>> START Data lines

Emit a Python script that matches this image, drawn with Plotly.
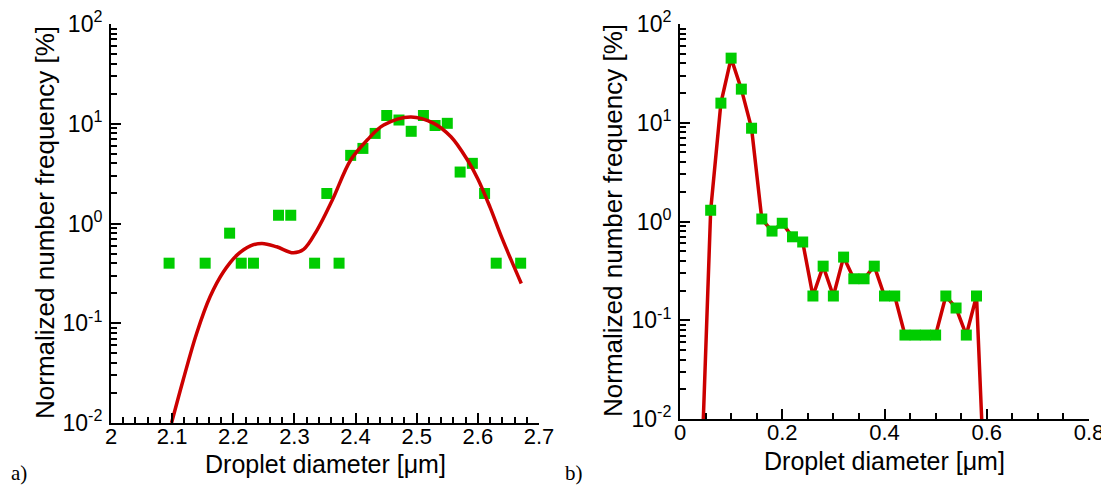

>> END Data lines
>> START Data lines

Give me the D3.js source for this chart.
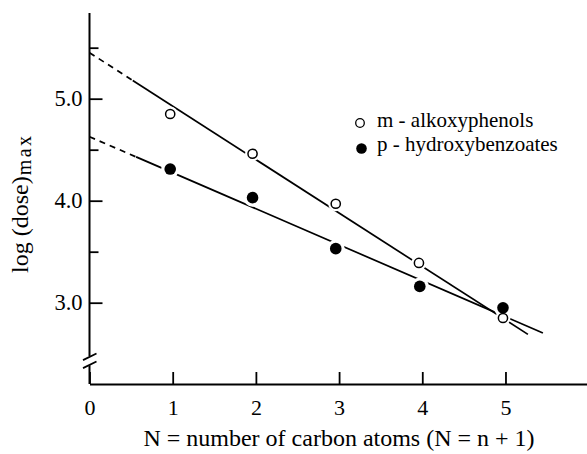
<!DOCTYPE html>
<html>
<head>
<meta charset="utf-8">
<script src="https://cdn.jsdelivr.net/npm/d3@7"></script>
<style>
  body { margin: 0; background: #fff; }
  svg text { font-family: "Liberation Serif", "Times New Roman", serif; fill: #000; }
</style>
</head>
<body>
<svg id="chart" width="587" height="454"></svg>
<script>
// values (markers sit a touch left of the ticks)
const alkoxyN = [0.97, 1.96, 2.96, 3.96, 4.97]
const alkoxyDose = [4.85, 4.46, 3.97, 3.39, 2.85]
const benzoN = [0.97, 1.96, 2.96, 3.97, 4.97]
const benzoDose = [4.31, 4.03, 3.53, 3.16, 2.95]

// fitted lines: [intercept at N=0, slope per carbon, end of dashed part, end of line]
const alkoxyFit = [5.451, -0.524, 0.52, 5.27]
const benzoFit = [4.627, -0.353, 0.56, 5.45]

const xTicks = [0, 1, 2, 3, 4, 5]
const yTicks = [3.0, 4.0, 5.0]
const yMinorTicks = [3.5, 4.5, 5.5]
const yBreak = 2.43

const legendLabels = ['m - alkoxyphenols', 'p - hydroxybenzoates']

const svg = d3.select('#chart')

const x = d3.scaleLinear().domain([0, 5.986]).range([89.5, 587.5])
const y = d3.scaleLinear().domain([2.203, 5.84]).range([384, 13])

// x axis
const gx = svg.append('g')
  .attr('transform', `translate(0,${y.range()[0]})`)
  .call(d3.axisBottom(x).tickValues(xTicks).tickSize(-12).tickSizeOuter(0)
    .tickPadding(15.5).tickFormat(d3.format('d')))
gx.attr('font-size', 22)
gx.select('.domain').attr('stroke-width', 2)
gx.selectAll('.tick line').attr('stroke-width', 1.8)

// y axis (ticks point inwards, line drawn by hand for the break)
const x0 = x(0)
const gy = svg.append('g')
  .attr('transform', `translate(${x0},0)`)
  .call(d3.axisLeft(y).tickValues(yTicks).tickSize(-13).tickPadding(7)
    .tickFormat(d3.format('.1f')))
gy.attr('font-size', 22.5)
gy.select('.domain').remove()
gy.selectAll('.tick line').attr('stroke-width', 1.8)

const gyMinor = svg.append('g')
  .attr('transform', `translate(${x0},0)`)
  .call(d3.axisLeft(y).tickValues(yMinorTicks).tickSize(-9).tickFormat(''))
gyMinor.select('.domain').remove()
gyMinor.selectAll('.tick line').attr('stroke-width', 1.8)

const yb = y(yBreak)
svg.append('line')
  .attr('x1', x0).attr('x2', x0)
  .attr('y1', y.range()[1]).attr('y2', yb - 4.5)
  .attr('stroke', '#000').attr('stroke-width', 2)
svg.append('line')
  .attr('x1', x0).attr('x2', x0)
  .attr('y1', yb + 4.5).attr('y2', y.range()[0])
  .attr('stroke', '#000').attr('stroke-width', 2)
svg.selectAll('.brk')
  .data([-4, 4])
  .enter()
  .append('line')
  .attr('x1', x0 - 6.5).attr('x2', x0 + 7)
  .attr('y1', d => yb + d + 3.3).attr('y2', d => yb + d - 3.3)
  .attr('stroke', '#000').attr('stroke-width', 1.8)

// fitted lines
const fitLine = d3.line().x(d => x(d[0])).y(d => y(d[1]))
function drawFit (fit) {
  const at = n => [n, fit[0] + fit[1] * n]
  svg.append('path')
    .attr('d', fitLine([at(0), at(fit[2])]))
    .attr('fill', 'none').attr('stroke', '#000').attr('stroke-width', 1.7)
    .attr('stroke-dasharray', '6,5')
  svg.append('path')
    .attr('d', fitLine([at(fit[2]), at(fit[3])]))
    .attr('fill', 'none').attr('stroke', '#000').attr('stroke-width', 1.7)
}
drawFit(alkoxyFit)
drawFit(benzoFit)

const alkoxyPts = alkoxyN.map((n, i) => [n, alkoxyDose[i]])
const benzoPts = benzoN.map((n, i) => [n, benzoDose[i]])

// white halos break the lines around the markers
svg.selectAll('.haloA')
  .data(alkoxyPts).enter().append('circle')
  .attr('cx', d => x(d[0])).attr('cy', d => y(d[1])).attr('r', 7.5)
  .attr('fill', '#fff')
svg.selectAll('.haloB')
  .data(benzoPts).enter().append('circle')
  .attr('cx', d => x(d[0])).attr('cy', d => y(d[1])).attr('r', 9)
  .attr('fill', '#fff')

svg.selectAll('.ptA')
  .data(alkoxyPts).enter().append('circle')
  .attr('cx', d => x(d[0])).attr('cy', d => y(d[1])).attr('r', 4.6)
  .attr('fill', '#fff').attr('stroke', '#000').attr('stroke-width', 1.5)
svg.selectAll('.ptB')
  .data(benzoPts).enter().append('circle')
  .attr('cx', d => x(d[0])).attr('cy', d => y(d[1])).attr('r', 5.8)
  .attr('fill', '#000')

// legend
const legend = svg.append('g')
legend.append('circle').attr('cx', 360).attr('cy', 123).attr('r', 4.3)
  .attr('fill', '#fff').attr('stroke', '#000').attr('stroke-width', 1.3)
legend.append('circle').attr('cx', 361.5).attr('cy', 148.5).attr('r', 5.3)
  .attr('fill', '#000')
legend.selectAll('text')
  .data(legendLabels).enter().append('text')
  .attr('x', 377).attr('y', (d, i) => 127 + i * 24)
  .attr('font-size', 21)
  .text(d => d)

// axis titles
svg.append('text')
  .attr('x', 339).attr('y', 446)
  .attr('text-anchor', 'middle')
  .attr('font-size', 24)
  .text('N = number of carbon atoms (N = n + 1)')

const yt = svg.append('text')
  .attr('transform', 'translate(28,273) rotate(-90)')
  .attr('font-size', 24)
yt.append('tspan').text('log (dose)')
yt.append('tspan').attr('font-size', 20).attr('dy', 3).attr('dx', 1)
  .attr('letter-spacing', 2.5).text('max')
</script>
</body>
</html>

>> END Data lines

Your task: Which lines hold the word "this"? Copy every one of them.

Written answer:
Emit a Python script that matches this image, drawn with Plotly.
Give me the D3.js source for this chart.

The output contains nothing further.